What a very good couple of days this has been. I'm in Indiana. I love the Midwest, and I don't even really know why. I began a post before I left about the reasons and the whos and whats and all that, but I don't know if any of that one will make sense anymore. I try to get out here in the fall, but I missed last year, so good thing it worked out this time. I'm traveling with a colleague/friend (work trip this time) whose personality is the yin to my yang, so it's worked out well.
We're based in Indianapolis, which is actually a pretty cool city. I was here several years ago and in the between time they've spruced it up a lot. Midwestern cities are clean in general (except for Gary, Indiana. What the hell happened there?), but this one is really really oddly clean. There's a ton of stuff to do in the downtown area, which I don't remember from before, but my head was in a different space then, and I was traveling with three middle-aged women who didn't want to go anywhere and watched me like a hawk the whole time, so I probably settled for less than exciting stuff. I'm over that kind of thing, obviously. There are several neighborhoods with lots of live music (jazz in particular, which is interesting), an awesome Borders downtown, a nice shopping center with a Nordstrom and everything (big news for this part of the world.) This is good, cause I have a wedding on Saturday almost immediately after I get off the plane, so it'll be good to have a dress since I don't think sweats will work. I get to go to a Pacers game tomorrow with the boys from work, and that should be interesting. And in between I'll learn stuff about how to do my job better, which is really a need lately.
We went to Bloomington yesterday to visit Indiana University. It's such a gorgeous campus and meets my vision of the perfect little college town. I could have really felt better about almost failing out of my freshman year of college if I'd done it somewhere like that instead of skulking around College Park binging on sesame bagels. Yesterday was also notable because I introduced my friend to Steak and Shake - a Midwestern institution whose cherry coke and cheeseburger meal is laced with an addictive drug. It had been way too long. We also drove by the "Classy Chassy Go Go Bar," which merits a mention, for a variety of reasons.

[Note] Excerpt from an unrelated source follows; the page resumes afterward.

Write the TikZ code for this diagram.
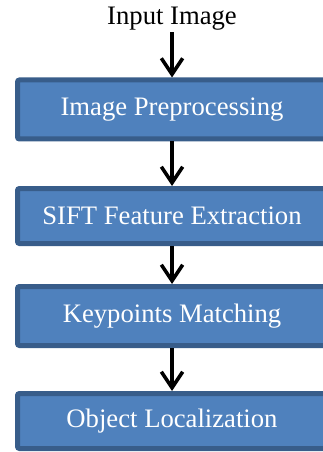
\documentclass[tikz,border=0pt]{standalone}
\usepackage{fontspec}
\setmainfont{Liberation Serif}
\usepackage{xcolor}
\usetikzlibrary{positioning,arrows.meta}
\definecolor{boxfill}{HTML}{4F81BD}
\definecolor{boxline}{HTML}{385D8A}

\begin{document}
\begin{tikzpicture}[x=0.75pt,y=-0.75pt,
    procbox/.style={draw=boxline, fill=boxfill, line width=3.75pt, rounded corners=1.5pt,
        minimum width=231.75pt, minimum height=41.25pt, inner sep=0pt,
        text=white, font=\fontsize{20}{24}\selectfont},
    flow/.style={line width=2.7pt, -{Straight Barb[length=12pt,width=16pt]}}]
    \useasboundingbox (0,0) rectangle (322,452);
    \node[font=\fontsize{20}{24}\selectfont, inner sep=1pt] (input) at (172,19) {Input Image};
    \node[procbox, minimum height=44.25pt] (prep) at (172,109.5) {Image Preprocessing};
    \node[procbox] (sift) at (172,216) {SIFT Feature Extraction};
    \node[procbox, minimum height=44.25pt] (match) at (172,316) {Keypoints Matching};
    \node[procbox] (local) at (172,421) {Object Localization};
    % arrows between steps
    \draw[flow] (input) -- (prep);
    \draw[flow] (prep) -- (sift);
    \draw[flow] (sift) -- (match);
    \draw[flow] (match) -- (local);
\end{tikzpicture}
\end{document}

Today we drove to Dayton. Dayton. Haha. So many years ago I lived there, and so much water under the bridge and all that, but not much changes there. I was in town for ten hours but it was good for my tired little soul. I got to go to my grad school campus, and then see a friend of mine who just bought a house right up the street from where I used to live for a RIDICULOUSLY low price compared to Maryland standards. Seriously, he paid 200,000 less than this house would go for at home. Crazy. Still, I was so glad to see his new spot, regardless of the fact that I'll be squatting in a cardboard box for that amount of money at home before it's all said and done. Whatever it is.

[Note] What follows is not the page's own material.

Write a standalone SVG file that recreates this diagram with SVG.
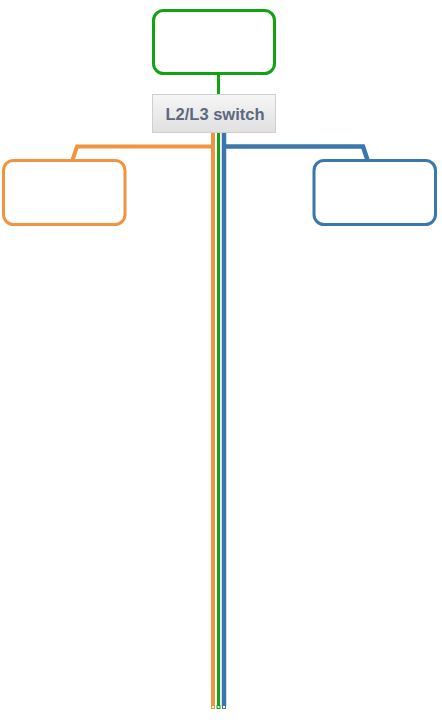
<svg xmlns="http://www.w3.org/2000/svg" width="442" height="720" viewBox="0 0 442 720">
<defs>
<linearGradient id="sw" x1="0" y1="0" x2="0" y2="1">
<stop offset="0" stop-color="#f6f6f6"/>
<stop offset="1" stop-color="#e0e0e0"/>
</linearGradient>
<style>
.box{fill:#fff;stroke-width:3}
.ln{fill:none;stroke-linejoin:miter}
.g{stroke:#12a312}
.o{stroke:#f09440}
.b{stroke:#3a77ad}
.end{fill:#fff;stroke-width:1}
</style>
</defs>
<rect width="442" height="720" fill="#fff"/>
<g id="connectors">
<path class="ln g" d="M218.5 74 V94" stroke-width="3"/>
<path class="ln o" d="M213 132 V706 M213 146.5 H77 L72.5 160" stroke-width="4"/>
<path class="ln g" d="M218.5 132 V706" stroke-width="3"/>
<path class="ln b" d="M224 132 V706 M224 146.5 H363 L367.5 160" stroke-width="4.5"/>
<rect class="end o" x="211.5" y="705.5" width="3" height="3"/>
<rect class="end g" x="217" y="705.5" width="3" height="3"/>
<rect class="end b" x="222.5" y="705.5" width="3" height="3"/>
</g>
<g id="top">
<rect class="box g" x="153.5" y="10.5" width="121" height="63" rx="10"/>
</g>
<g id="switch">
<rect x="152.5" y="94.5" width="123" height="38" fill="url(#sw)" stroke="#cfcfcf" stroke-width="1"/>
<text x="215" y="119.5" text-anchor="middle" font-family="Liberation Sans, Arial, sans-serif" font-size="16.5" font-weight="bold" fill="#5b6880">L2/L3 switch</text>
</g>
<g id="left">
<rect class="box o" x="3.5" y="160.5" width="121.5" height="64" rx="10"/>
</g>
<g id="right">
<rect class="box b" x="314" y="160.5" width="121.5" height="64" rx="10"/>
</g>
</svg>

It turned out that a friend of mine whose company has a base in Dayton was also in town for the day from Maryland, so she met us and we had dinner at Bravo and drinks at Fridays (fine dining for these parts.) It turned into a day of perfect coincidences and good memories, and that was so great and warm and fuzzy and all that shit that's sometimes lacking. I like when different parts of my life intersect in good ways, considering that most of my friends come from different areas of my life and lots of them don't even know each other. It starts to make a little bit more sense when people come together - especially when they seem to like each other or at least don't stare at each other blankly or with looks of disgust.

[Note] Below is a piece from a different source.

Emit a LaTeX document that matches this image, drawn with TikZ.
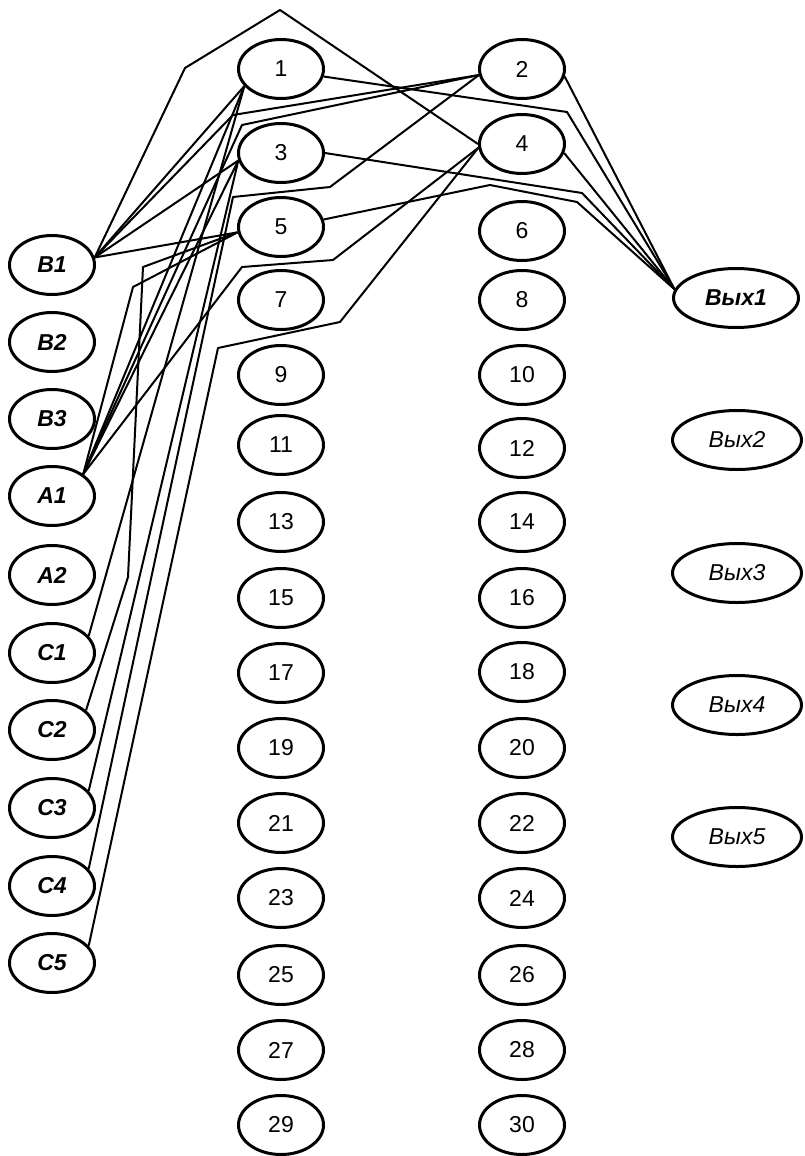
\documentclass[tikz,border=0pt]{standalone}
\usepackage{fontspec}
\setmainfont{Liberation Sans}
\usetikzlibrary{shapes.geometric}
\begin{document}
\begin{tikzpicture}[x=1pt,y=-1pt,
  nd/.style={ellipse,draw,line width=3pt,minimum width=85pt,minimum height=59pt,inner sep=0pt,font=\fontsize{23}{23}\selectfont},
  lbl/.style={nd,font=\fontsize{23}{23}\selectfont\bfseries\itshape},
  outa/.style={nd,minimum width=125pt,font=\fontsize{23}{23}\selectfont\bfseries\itshape},
  outb/.style={nd,minimum width=129pt,font=\fontsize{23}{23}\selectfont\itshape},
  wire/.style={line width=2pt,line join=round}]
\useasboundingbox (0,0) rectangle (805,1156);
% left column
\foreach \n/\y in {B1/265,B2/342,B3/419,A1/496,A2/575,C1/653,C2/730,C3/808,C4/886,C5/963}
  \node[lbl] (\n) at (52,\y) {\n};
% odd column
\foreach \n/\y in {1/69,3/153,5/227,7/300,9/375,11/445,13/522,15/598,17/673,19/748,21/823,23/898,25/975,27/1050,29/1125}
  \node[nd] (n\n) at (281,\y) {\n};
% even column
\foreach \n/\y in {2/69,4/144,6/231,8/300,10/375,12/448,14/522,16/598,18/672,20/748,22/823,24/898,26/975,28/1050,30/1125}
  \node[nd] (n\n) at (522,\y) {\n};
% outputs
\node[outa] (V1) at (736,298) {Вых1};
\node[outb] (V2) at (737,440) {Вых2};
\node[outb] (V3) at (737,573) {Вых3};
\node[outb] (V4) at (737,705) {Вых4};
\node[outb] (V5) at (737,837) {Вых5};
% B1
\draw[wire] (B1.10) -- (185,68) -- (280,10) -- (n4.180);
\draw[wire] (B1.10) -- (n1.205);
\draw[wire] (B1.10) -- (233,115) -- (n2.188);
\draw[wire] (B1.10) -- (n3.190);
\draw[wire] (B1.10) -- (n5.187);
% A1
\draw[wire] (A1.35) -- (n1.205);
\draw[wire] (A1.35) -- (242,125) -- (n2.188);
\draw[wire] (A1.35) -- (n3.190);
\draw[wire] (A1.35) -- (242,267) -- (333,260) -- (n4.185);
\draw[wire] (A1.35) -- (133,287) -- (n5.187);
% C
\draw[wire] (C1.25) -- (n1.205);
\draw[wire] (C2.30) -- (128,577) -- (143,267) -- (n5.187);
\draw[wire] (C3.25) -- (n3.190);
\draw[wire] (C4.25) -- (233,197) -- (330,187) -- (n2.188);
\draw[wire] (C5.25) -- (218,348) -- (340,322) -- (n4.185);
% outputs
\draw[wire] (n1.-10) -- (567,112) -- (V1.172);
\draw[wire] (n2.-10) -- (V1.172);
\draw[wire] (n3.0) -- (582,193) -- (V1.172);
\draw[wire] (n4.-12) -- (V1.172);
\draw[wire] (n5.10) -- (490,185) -- (577,202) -- (V1.172);
\end{tikzpicture}
\end{document}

Anyway, my Dayton story has been told here in bits and pieces so I won't belabor it. Although it's a place I'd love to live in again for the sense of comfort that it brings me now, I know I won't go back. I need to go somewhere, but it won't be there. I like knowing it's out here, though, with its 24-hour groceries that my major metro area remarkably lacks, and comfortable bookstores and easily driveable roads and familiar places I like to go to and people who seem more concerned about who you are than what you - and they - do. I like going back to UD and seeing the changes in the campus and buying stuff I don't need in the bookstore. I like keeping track of where my life has been, so I can either decide where I don't want to ever go again, or remember stuff I wanted to do that I've conveniently forgotten.
And most of all, I love road trips with someone who sings made up lyrics with me to "Chain Hang Low" and "Word Up," which was the funniest shit ever and for that reason alone made this trip worth it.